Dollar cost averaging also enables new or less experienced investors to get started with a relatively small amount of money. There's no need to wait until a large, lump sum is available because you're putting set amounts of money into the fund or asset continually throughout the year. The strategy also means you're continuing to invest toward your goal rather than stopping and starting repeatedly. By staying invested, you are more likely to achieve your goals.
Strike just before volatility hits
Various studies indicate that dollar cost averaging is particularly helpful during times when the market is falling, which is why the Securities and Exchange Commission suggests considering it during times of market volatility.
Nerd Wallet put together some scenarios to explain how the strategy works and demonstrates why it is an especially useful strategy during volatile markets. In this scenario, $10,000 is split equally into four purchases with prices ranging from $25 to $50 over a year. When the share price of the asset being purchased is lower, more shares are bought, and when it's higher, fewer shares are bought. As a result, the number of shares purchased will end up being more because you're adding to your investment after the price drops instead of sinking your entire $10,000 in at the very beginning. In this scenario, you end up with almost 300 shares of the asset you're investing in.
On the other hand, if you put all $10,000 in at once when the share price was $50, you would only end up with 200 shares. You end up with roughly the same result when the market is trading sideways, so the best-case scenario is to do this while the market is falling. Thus, when the bear market finally ends, your 300 shares should increase in value, and since you own more of them, you're in a better situation than if you invested the entire lump sum in at the beginning before the market started to fall.
When dollar cost averaging doesn't work
Of course, no investing strategy is perfect.

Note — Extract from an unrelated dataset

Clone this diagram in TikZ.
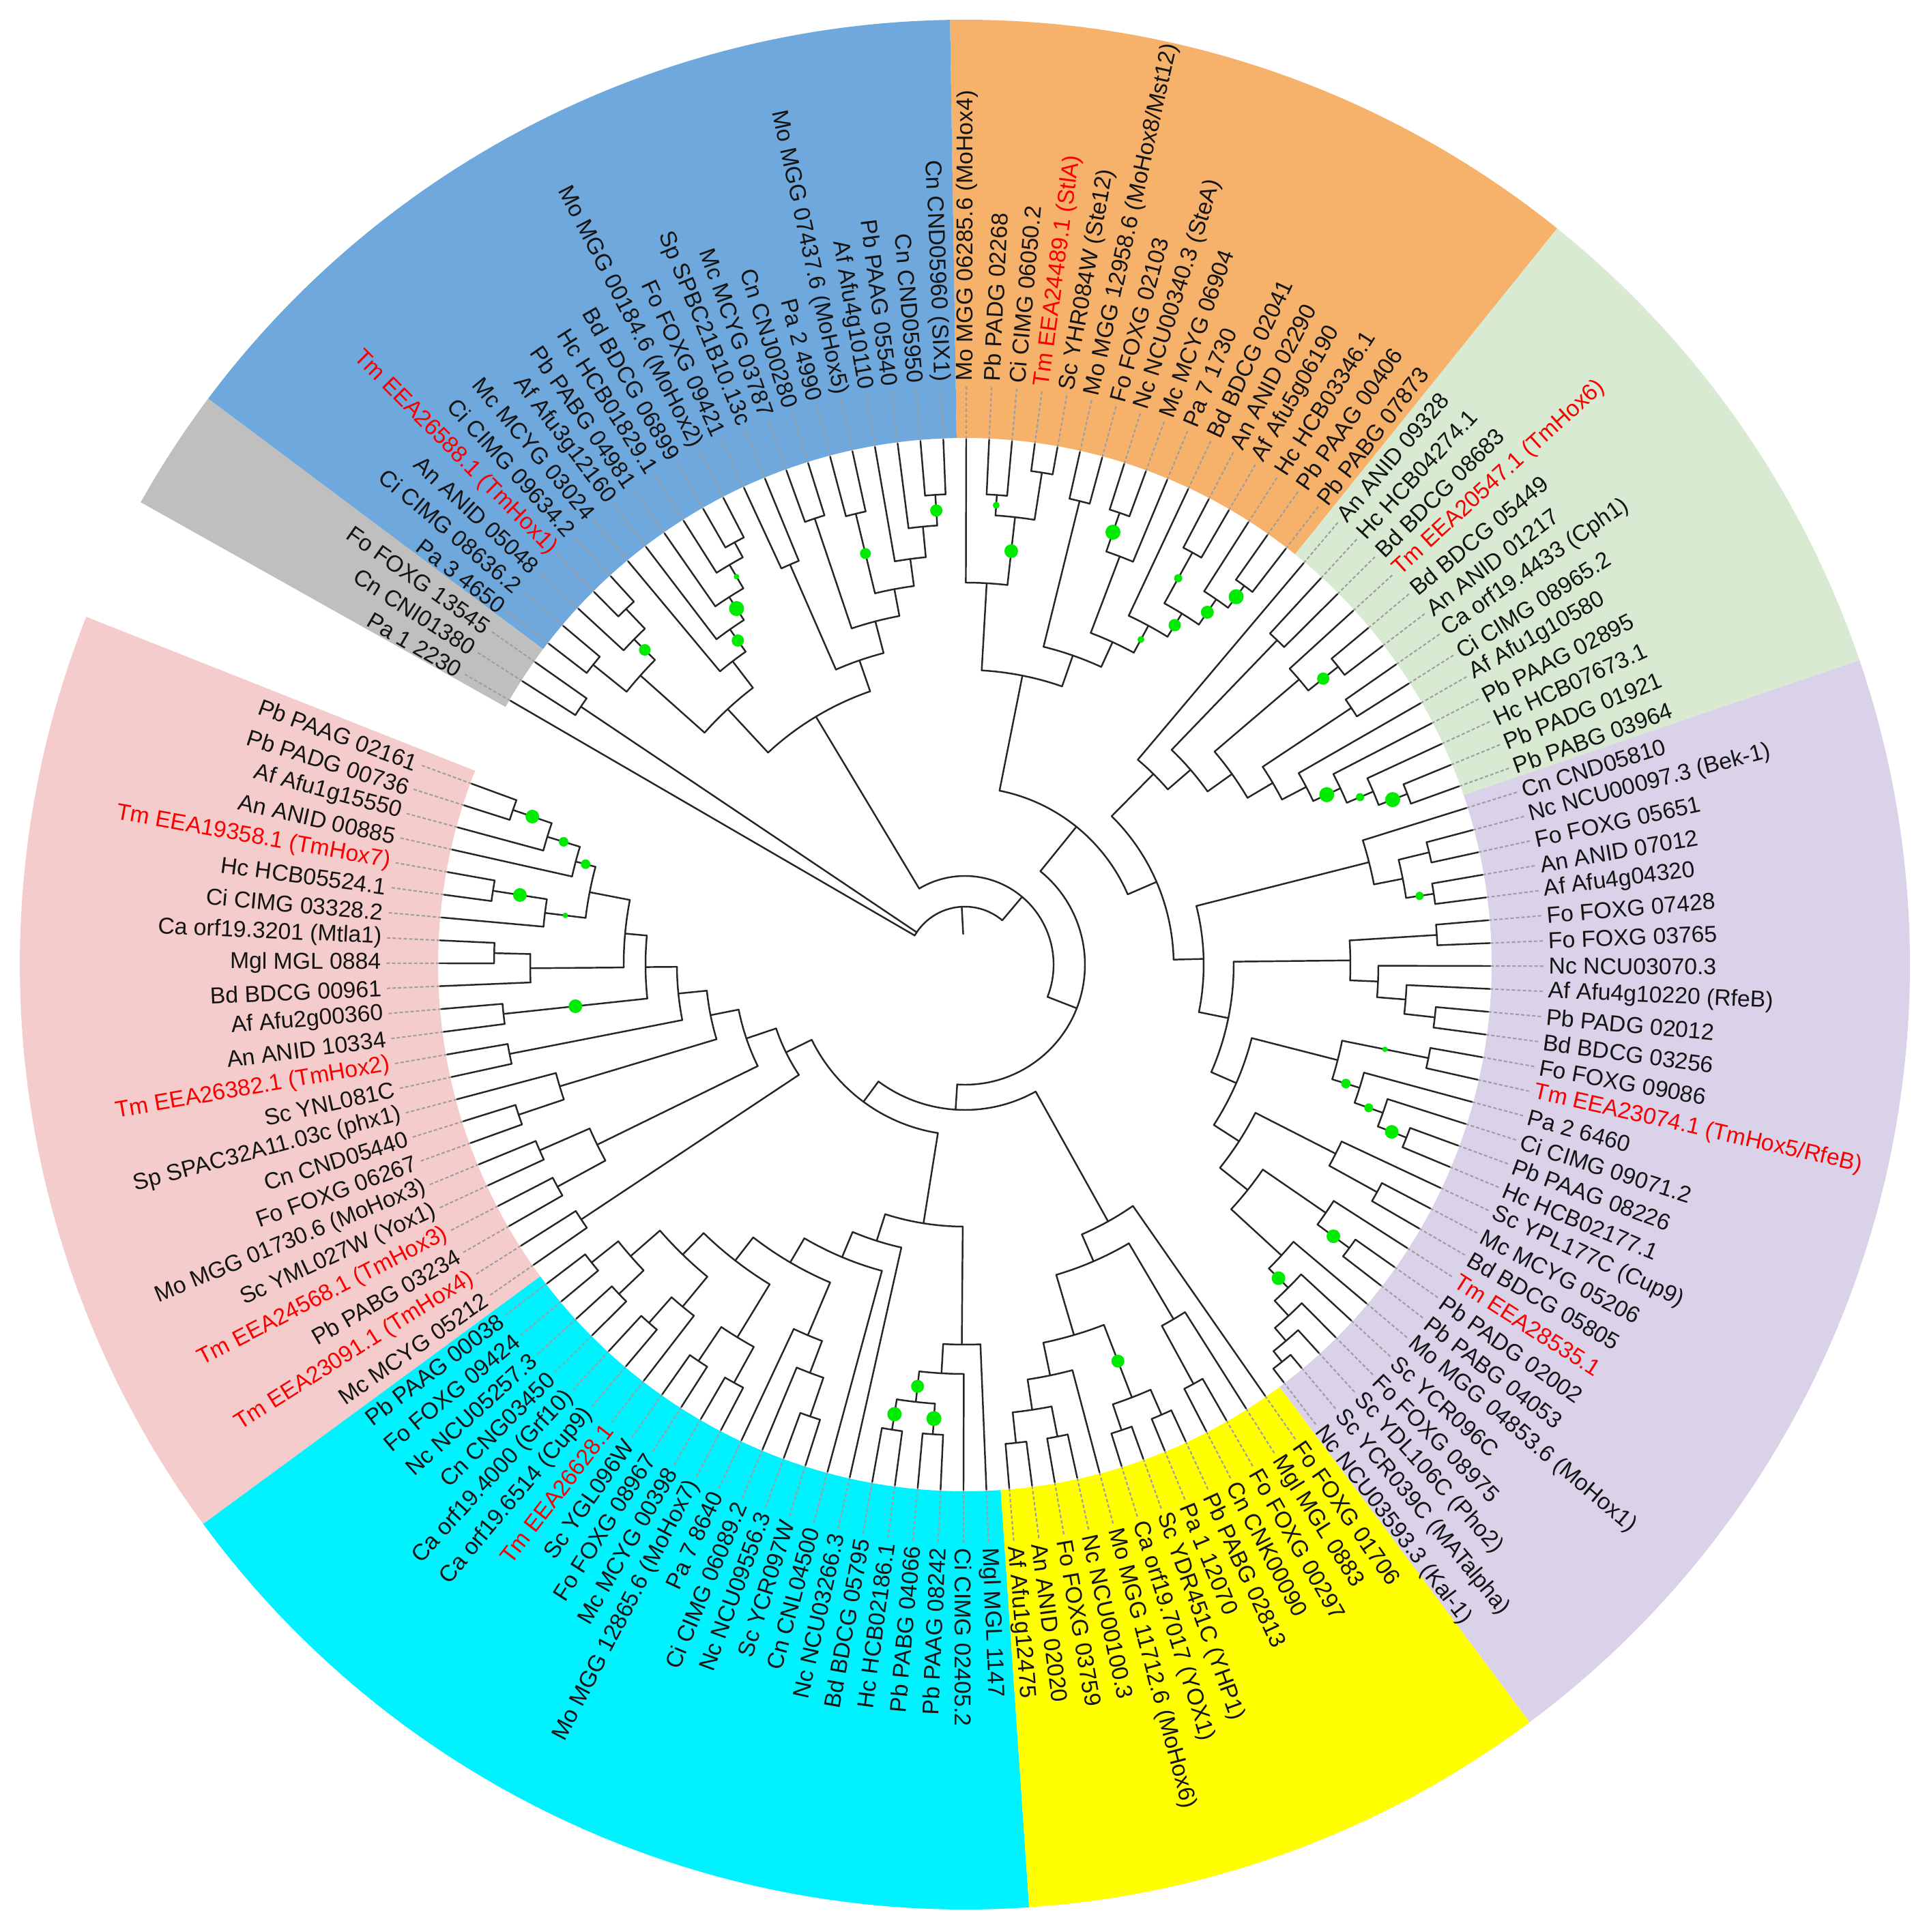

As with any other strategy, there are some downsides. For one thing, the more transactions you make, the more you pay in fees, so you will need to keep that in mind when deciding on the length of the intervals you want to space out your investments by. Additionally, this technique is about adding to your portfolio steadily rather than trading in and out all the time.
Dollar cost averaging isn't a good idea when the markets are climbing steadily because you buy fewer and fewer shares at higher and higher prices and ultimately just end up losing money. Thus, it often represents a winning strategy during a volatile market because you're buying low with the plan of selling high later.